Snow Falling on Cedars

Visually Stunning
This is a delightful, thought-provoking, atmospheric drama set before, during and after WWII. It's essentially a love story but set within a framework of many other elements. Based on a novel by David Guterson, it attempts to deal with injustice, racism, prejudice, values-across-cultures, young love, real world complications, the effects of war and the hard knocks of life over romantic ideals - to name but a few!

Very briefly, it's centred around a Japanese-American community living with Americans in a small town, festooned with snow. The female child of a Japanese family forms a bond with a male American and because they both know that society would frown upon this, they meet in private (in a hollowed out cedar tree, mostly, in the snow - hence the title). They keep meeting in secret for a number of years, then the war comes.

He is the son of the town's newspaper man and continues with the family tradition. Whilst he's away fighting, she marries a Japanese man, realising that she can't fight tradition and prejudice and choose him. She writes him a letter saying so, destroying his world.

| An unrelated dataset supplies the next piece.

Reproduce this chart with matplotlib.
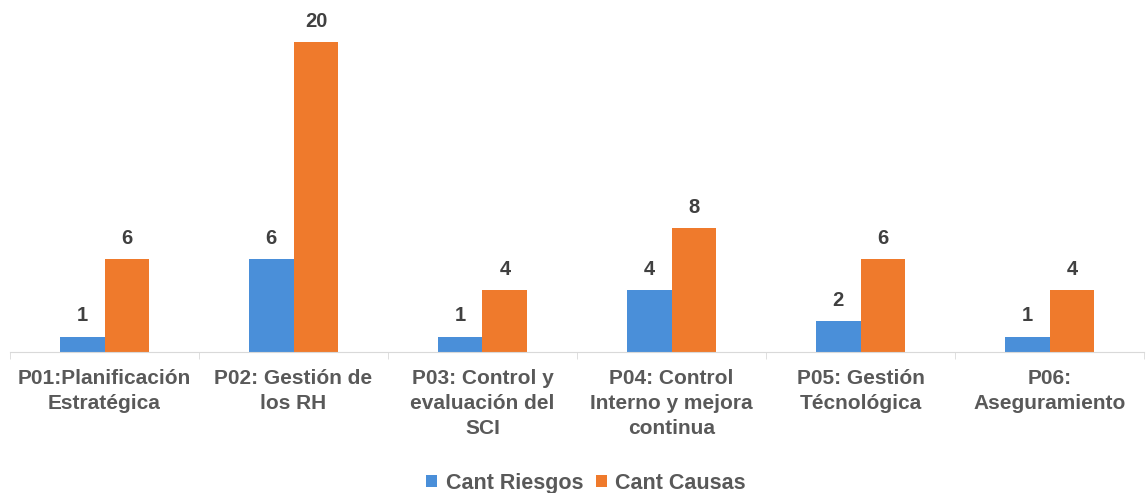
import numpy as np
import matplotlib.pyplot as plt

categorias = ["P01:Planificación\nEstratégica", "P02: Gestión de\nlos RH",
              "P03: Control y\nevaluación del\nSCI", "P04: Control\nInterno y mejora\ncontinua",
              "P05: Gestión\nTécnológica", "P06:\nAseguramiento"]
riesgos = [1, 6, 1, 4, 2, 1]
causas = [6, 20, 4, 8, 6, 4]

plt.rcParams['font.family'] = ['Liberation Sans', 'DejaVu Sans']

fig = plt.figure(figsize=(11.46, 4.93), dpi=100)
ax = fig.add_axes([10 / 1146, 141 / 493, 1134 / 1146, 341 / 493])

x = np.arange(len(categorias))
w = 0.238
b1 = ax.bar(x - w / 2, riesgos, w, color="#4a8fd9", label="Cant Riesgos")
b2 = ax.bar(x + w / 2, causas, w, color="#ef7a2c", label="Cant Causas")

# value labels above the bars
for bars in (b1, b2):
    for r in bars:
        ax.annotate(str(int(r.get_height())), (r.get_x() + r.get_width() / 2, r.get_height()),
                    xytext=(0, 8), textcoords="offset points", ha="center", va="bottom",
                    fontsize=14.5, fontweight="bold", color="#404040")

ax.set_xlim(-0.5, len(categorias) - 0.5)
ax.set_ylim(0, 22)
ax.set_xticks(x)
ax.set_xticklabels(categorias, fontsize=15, fontweight="bold", color="#595959")
for lbl in ax.get_xticklabels():
    lbl.set_linespacing(1.4)
ax.set_xticks(np.arange(len(categorias) + 1) - 0.5, minor=True)
ax.tick_params(axis="x", which="major", length=0, pad=12)
ax.tick_params(axis="x", which="minor", length=5, color="#d9d9d9")
ax.set_yticks([])
for s in ("top", "right", "left"):
    ax.spines[s].set_visible(False)
ax.spines["bottom"].set_color("#d9d9d9")

ax.legend(loc="center", bbox_to_anchor=(0.508, -0.385), ncol=2, frameon=False,
          handlelength=0.5, handleheight=0.5, handletextpad=0.4, columnspacing=0.6,
          prop={"size": 15.5, "weight": "bold"}, labelcolor="#595959")

fig.savefig("out.png", dpi=100)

Taking things back a step, the Japanese people have been buying some land from an American family, for whom they have worked, but because of the war, they miss the last two payments. The man with whom the deal is done dies, leaving the racist hard-nosed wife behind, taking the opportunity to squelch on the deal. The son of this family is a fisherman alongside the now husband of the Japanese girl in love with the newspaper man's son. I hope you're keeping up at the back! Anyway, they're out fishing, the American dies, the Japanese bloke is accused, and the rest of the film plays out as a court-room drama, with the newspaper man's son holding some trump cards, deciding whether or not to play them, as not doing so would free up his childhood sweetheart for him to swoop on! It all sounds a bit complicated but it's not really - you soon get the swing of it. Throwing the timeline back and forward a bit doesn't help, but it's OK. Just pay attention!

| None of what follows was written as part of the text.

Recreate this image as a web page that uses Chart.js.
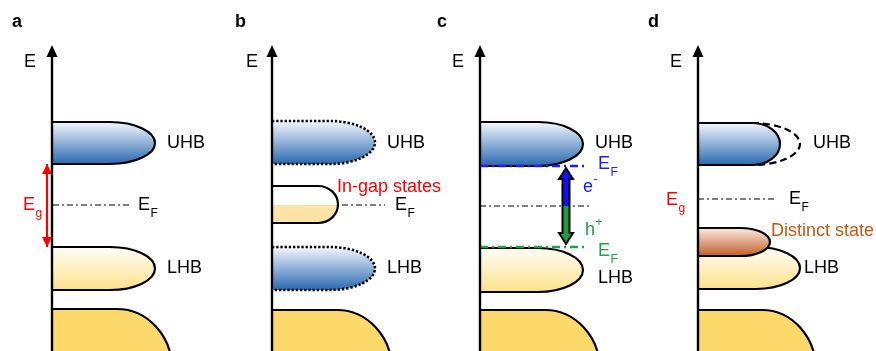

But all the above is not what you need to watch this for. It's the photography. It's sumptuous. Robert Richardson (DP), alongside Scott Hicks (Director), have made this film an absolute work of art. Where almost any frame-grab could be taken and made into a picture to hang on your wall. Every shot is beautifully thought out and executed. Atmosphere created by smart use of sepia, deep shadow and dull blues. They must have spent a fortune on the making of this film. It should have been a blockbuster.

The music is haunting and fitting to the atmosphere. The costumes and setting are dark and reflective of the time and place. It has a 'noir' feel about it because of the elements being pulled together to make this such a dark masterpiece.

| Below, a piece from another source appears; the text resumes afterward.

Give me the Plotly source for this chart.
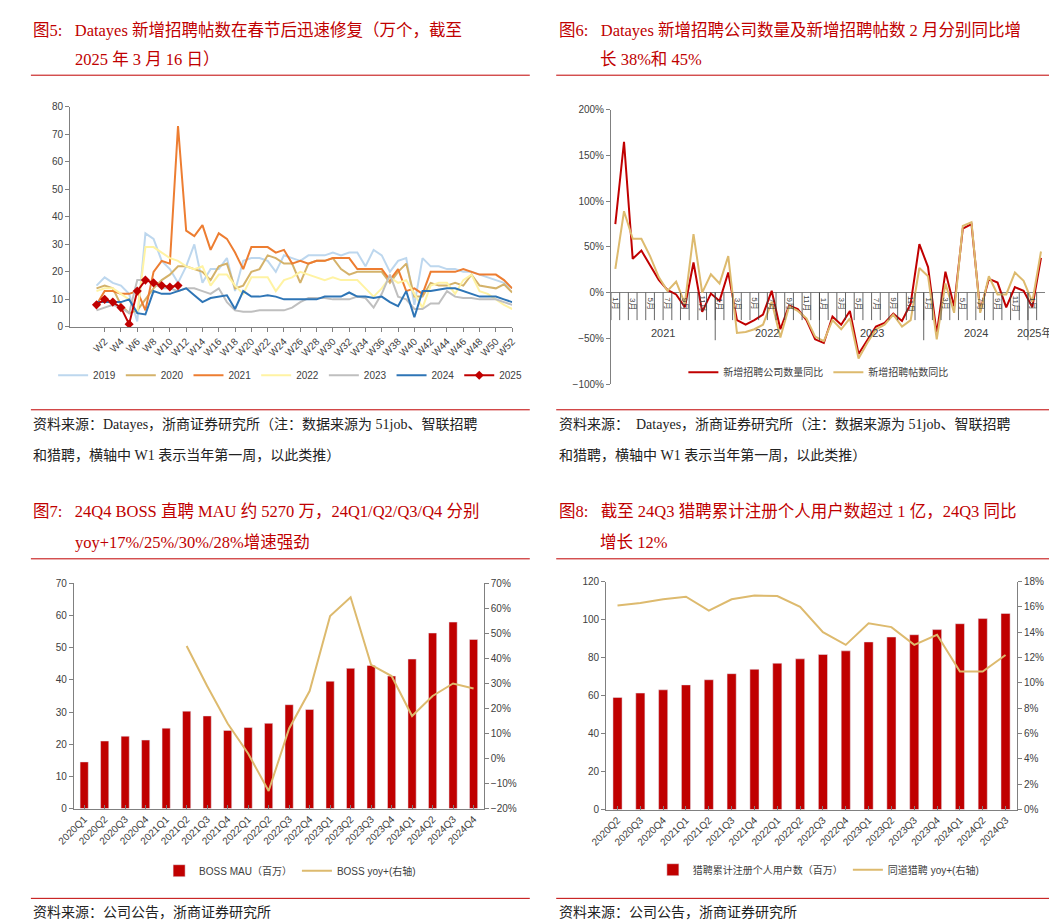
import plotly.graph_objects as go

# ---- panel 1: weekly new job posts (10k) ----
weeks = [f"W{i}" for i in range(1, 53)]
s2019 = [15, 18, 16, 15, 12, 2, 34, 32, 24, 21, 16, 22, 30, 16, 21, 21, 25, 13, 24, 25, 25, 24, 20, 26, 25, 24,
         26, 26, 26, 27, 26, 27, 27, 22, 28, 26, 20, 24, 25, 8, 25, 22, 22, 21, 21, 20, 20, 19, 18, 17, 16, 14]
s2020 = [14, 15, 14, 8, 5, 6, 10, 14, 17, 19, 22, 22, 21, 20, 17, 22, 23, 14, 15, 20, 21, 26, 25, 23, 23, 16,
         23, 24, 24, 25, 21, 19, 20, 20, 20, 20, 16, 20, 23, 11, 11, 16, 15, 15, 16, 15, 19, 15, 14.5, 14, 15.5, 12.5]
s2021 = [8, 13, 13, 12, 12, 13, 6, 20, 24, 23, 73, 35, 33, 37, 28, 34, 32, 27, 21, 29, 29, 29, 27, 28, 23, 24,
         23, 24, 24, 25, 25, 25, 21, 21, 21, 21, 17, 21, 13, 14, 12, 20, 20, 20, 20, 21, 20, 19, 19, 19, 17, 14]
s2022 = [13, 14, 14, 12, 10, 5, 29, 29, 27, 25, 24, 22, 21, 22, 15, 19, 19, 15, 12, 18, 18, 18, 13, 17, 18, 20,
         19, 18, 17, 18, 17, 17, 17, 14, 11, 14, 18, 16, 17, 12, 7, 15, 16, 16, 12, 17, 19, 13, 12, 10, 8, 6.5]
s2023 = [6, 7, 8, 7, 5, 17, 17, 16, 14, 14, 13, 14, 14, 13, 12, 14, 9, 6, 5.5, 5.5, 6, 6, 6, 6, 7, 9, 10.5,
         10.5, 10.5, 10, 10, 10, 11, 10.5, 7, 12, 19, 11, 10, 6.5, 6.5, 8.5, 8.5, 13, 11, 10.5, 10.5, 10, 10, 10, 9, 8]
s2024 = [9, 9, 9, 9, 10, 5, 4.5, 13, 12, 12, 13, 14, 11.5, 9, 10.5, 11, 11.5, 6.5, 13, 11, 11, 11.5, 11, 10, 10,
         10, 10, 10, 11, 11, 11, 12.5, 11, 11, 10.5, 11, 9, 7.5, 13, 3.5, 13, 13, 13.5, 14, 14, 13, 12, 11, 11, 11, 10, 9]
s2025 = [8, 10, 9, 7, 1, 13, 17, 16, 15, 14.5, 15]

# ---- panel 2: monthly yoy ----
years2 = ["2021", "2022", "2023", "2024", "2025"]
months2 = [f"{y}年{m}月" for y in years2 for m in range(1, 13)][:50]
company_yoy = [75, 165, 37, 46, 30, 14, 3, -2, -16, 33, -21, -1, -9, 22, -30, -35, -30, -24, 2, -40, -14, -18,
               -30, -51, -55, -26, -35, -20, -67, -52, -37, -33, -23, -31, -12, 53, 28, -45, 23, -15, 70, 75,
               -20, 15, 11, -16, 6, 2, -16, 38]
posts_yoy = [26, 89, 59, 59, 40, 17, 2, 12, -12, 64, 0, 20, 10, 40, -44, -43, -40, -35, -10, -49, -15, -20,
             -28, -48, -53, -30, -40, -28, -72, -55, -40, -35, -24, -37, -30, 27, 18, -51, 10, -22, 73, 77,
             -22, 18, -2, -2, 22, 13, -10, 45]

# ---- panel 3: BOSS MAU ----
q3 = ["2020Q1", "2020Q2", "2020Q3", "2020Q4", "2021Q1", "2021Q2", "2021Q3", "2021Q4", "2022Q1", "2022Q2",
      "2022Q3", "2022Q4", "2023Q1", "2023Q2", "2023Q3", "2023Q4", "2024Q1", "2024Q2", "2024Q3", "2024Q4"]
boss_mau = [14.5, 21, 22.5, 21.3, 25, 30.3, 28.8, 24.3, 25.2, 26.5, 32.3, 30.8, 39.6, 43.6, 44.5, 41.2,
            46.5, 54.6, 58, 52.6]
boss_yoy = [None, None, None, None, None, 45, 29, 14, 2, -13, 12, 27, 57, 64.5, 37.5, 33, 17, 25, 30, 28]

# ---- panel 4: Liepin users ----
q4 = q3[1:19]
lp_users = [59, 61.3, 63, 65.6, 68.3, 71.5, 73.8, 77, 79.3, 81.6, 83.5, 88.2, 90.8, 92, 94.7, 97.8, 100.5, 103.2]
lp_yoy = [16.1, 16.3, 16.6, 16.8, 15.7, 16.6, 16.9, 16.85, 16.0, 14.0, 13.0, 14.7, 14.4, 13.0, 13.8, 10.9, 10.9, 12.2]

W, H = 1057, 923
def px(x): return x / W
def py(y): return 1 - y / H

RED = "#C00000"
TAN = "#DDBA6E"
AX = dict(showline=True, linecolor="#808080", ticks="outside", ticklen=4, tickcolor="#808080",
          showgrid=False, zeroline=False, tickfont=dict(size=10, color="#404040"))

fig = go.Figure()
series1 = [("2019", s2019, "#BDD7EE"), ("2020", s2020, "#D4B26A"), ("2021", s2021, "#ED7D31"),
           ("2022", s2022, "#FFF3A3"), ("2023", s2023, "#BFBFBF"), ("2024", s2024, "#2E75B6")]
for name, vals, col in series1:
    fig.add_trace(go.Scatter(x=weeks, y=vals, name=name, mode="lines", line=dict(color=col, width=2),
                             xaxis="x", yaxis="y", legend="legend"))
fig.add_trace(go.Scatter(x=weeks[:len(s2025)], y=s2025, name="2025", mode="lines+markers",
                         line=dict(color=RED, width=2), marker=dict(symbol="diamond", size=7, color=RED),
                         xaxis="x", yaxis="y", legend="legend"))

fig.add_trace(go.Scatter(x=months2, y=company_yoy, name="新增招聘公司数量同比", mode="lines",
                         line=dict(color=RED, width=2), xaxis="x2", yaxis="y2", legend="legend2"))
fig.add_trace(go.Scatter(x=months2, y=posts_yoy, name="新增招聘帖数同比", mode="lines",
                         line=dict(color=TAN, width=2), xaxis="x2", yaxis="y2", legend="legend2"))

fig.add_trace(go.Bar(x=q3, y=boss_mau, name="BOSS MAU（百万）", marker_color=RED, width=0.4,
                     xaxis="x3", yaxis="y3", legend="legend3"))
fig.add_trace(go.Scatter(x=q3, y=boss_yoy, name="BOSS yoy+(右轴)", mode="lines",
                         line=dict(color=TAN, width=2), xaxis="x3", yaxis="y5", legend="legend3"))

fig.add_trace(go.Bar(x=q4, y=lp_users, name="猎聘累计注册个人用户数（百万）", marker_color=RED, width=0.4,
                     xaxis="x4", yaxis="y4", legend="legend4"))
fig.add_trace(go.Scatter(x=q4, y=lp_yoy, name="同道猎聘 yoy+(右轴)", mode="lines",
                         line=dict(color=TAN, width=2), xaxis="x4", yaxis="y6", legend="legend4"))

lg = dict(orientation="h", xanchor="center", yanchor="middle", font=dict(size=10, color="#404040"),
          bgcolor="rgba(0,0,0,0)")
fig.update_layout(
    width=W, height=H, margin=dict(l=0, r=0, t=0, b=0), paper_bgcolor="white", plot_bgcolor="white",
    font=dict(family="Liberation Sans, Noto Sans CJK SC"), bargap=0.5,
    xaxis=dict(AX, domain=[px(45), px(497)], anchor="y", tickvals=weeks[1::2], tickangle=-45),
    yaxis=dict(AX, domain=[py(317), py(94)], anchor="x", range=[0, 80], dtick=10),
    xaxis2=dict(AX, type="category", domain=[px(598), px(1042)], anchor="y2", showticklabels=False, ticks="",
                range=[-0.5, 49.5], showline=False),
    yaxis2=dict(AX, domain=[py(375), py(97)], anchor="x2", range=[-100, 200], dtick=50,
                ticksuffix="%", zeroline=True, zerolinecolor="#808080", zerolinewidth=1),
    xaxis3=dict(AX, domain=[px(49), px(468)], anchor="y3", tickangle=-45, ticks="inside"),
    yaxis3=dict(AX, domain=[py(805), py(577)], anchor="x3", range=[0, 70], dtick=10),
    yaxis5=dict(AX, overlaying="y3", side="right", anchor="x3", range=[-20, 70], dtick=10, ticksuffix="%"),
    xaxis4=dict(AX, domain=[px(593), px(1013)], anchor="y4", tickangle=-45, ticks="inside"),
    yaxis4=dict(AX, domain=[py(806), py(575)], anchor="x4", range=[0, 120], dtick=20),
    yaxis6=dict(AX, overlaying="y4", side="right", anchor="x4", range=[0, 18], dtick=2, ticksuffix="%"),
    legend=dict(lg, x=px(270), y=py(366)),
    legend2=dict(lg, x=px(810), y=py(363)),
    legend3=dict(lg, x=px(270), y=py(868)),
    legend4=dict(lg, x=px(810), y=py(867)),
)

# month / year labels for panel 2
for i, m in enumerate(months2):
    mon = int(m.split("年")[1].rstrip("月"))
    if mon % 2 == 1:
        fig.add_annotation(x=i, y=0, xref="x2", yref="y2", text=f"{mon}月", textangle=90, showarrow=False,
                           yshift=-11, font=dict(size=8, color="#404040"))
    fig.add_shape(type="line", xref="x2", yref="y2", x0=i - 0.5, x1=i - 0.5, y0=0, y1=-30,
                  line=dict(color="#404040", width=0.8))
for k, y in enumerate(years2):
    label = y + "年" if y == "2025" else y
    fig.add_annotation(x=5.5 + 12 * k if k < 4 else 48.3, y=-44, xref="x2", yref="y2", text=label,
                       showarrow=False, font=dict(size=11, color="#404040"))
    if 0 < k:
        fig.add_shape(type="line", xref="x2", yref="y2", x0=12 * k - 0.5, x1=12 * k - 0.5, y0=0, y1=-52,
                      line=dict(color="#404040", width=0.8))

TF = dict(family="Liberation Serif, Noto Sans CJK SC", size=16.5, color=RED)
CF = dict(family="Liberation Serif, Noto Sans CJK SC", size=14, color="#222222")
titles = [
    (5, 17, "图5:   Datayes 新增招聘帖数在春节后迅速修复（万个，截至"),
    (48, 46, "2025 年 3 月 16 日）"),
    (543, 17, "图6:   Datayes 新增招聘公司数量及新增招聘帖数 2 月分别同比增"),
    (585, 46, "长 38%和 45%"),
    (5, 504, "图7:   24Q4 BOSS 直聘 MAU 约 5270 万，24Q1/Q2/Q3/Q4 分别"),
    (48, 535, "yoy+17%/25%/30%/28%增速强劲"),
    (543, 504, "图8:   截至 24Q3 猎聘累计注册个人用户数超过 1 亿，24Q3 同比"),
    (585, 535, "增长 12%"),
]
for x, y, t in titles:
    fig.add_annotation(x=px(x), y=py(y), xref="paper", yref="paper", text=t, showarrow=False,
                       xanchor="left", yanchor="middle", font=TF)
captions = [
    (5, 416, "资料来源：Datayes，浙商证券研究所（注：数据来源为 51job、智联招聘"),
    (5, 447, "和猎聘，横轴中 W1 表示当年第一周，以此类推）"),
    (543, 416, "资料来源：  Datayes，浙商证券研究所（注：数据来源为 51job、智联招聘"),
    (543, 447, "和猎聘，横轴中 W1 表示当年第一周，以此类推）"),
    (5, 910, "资料来源：公司公告，浙商证券研究所"),
    (543, 910, "资料来源：公司公告，浙商证券研究所"),
]
for x, y, t in captions:
    fig.add_annotation(x=px(x), y=py(y), xref="paper", yref="paper", text=t, showarrow=False,
                       xanchor="left", yanchor="middle", font=CF)
for x0, x1 in [(5, 515), (542, 1052)]:
    for y in (62, 401, 552, 896):
        fig.add_shape(type="line", xref="paper", yref="paper", x0=px(x0), x1=px(x1), y0=py(y), y1=py(y),
                      line=dict(color=RED, width=1))

fig.write_html("out.html")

Max von Sydow is a delight as an ageing solicitor alongside James Cromwell as the judge, Ethan Hawke as the newspaper man's son does a fine job but the show is stolen by the brilliant performance of the Japanese girls, Youki Kudoh (older) and Anne Suzuki (younger) as the female lead.

It's a joy to watch such films in such a world of hollywood light entertainment and fluff. There's something more intelligent and absorbing to entertain and satisfy out there. Thoroughly recommended.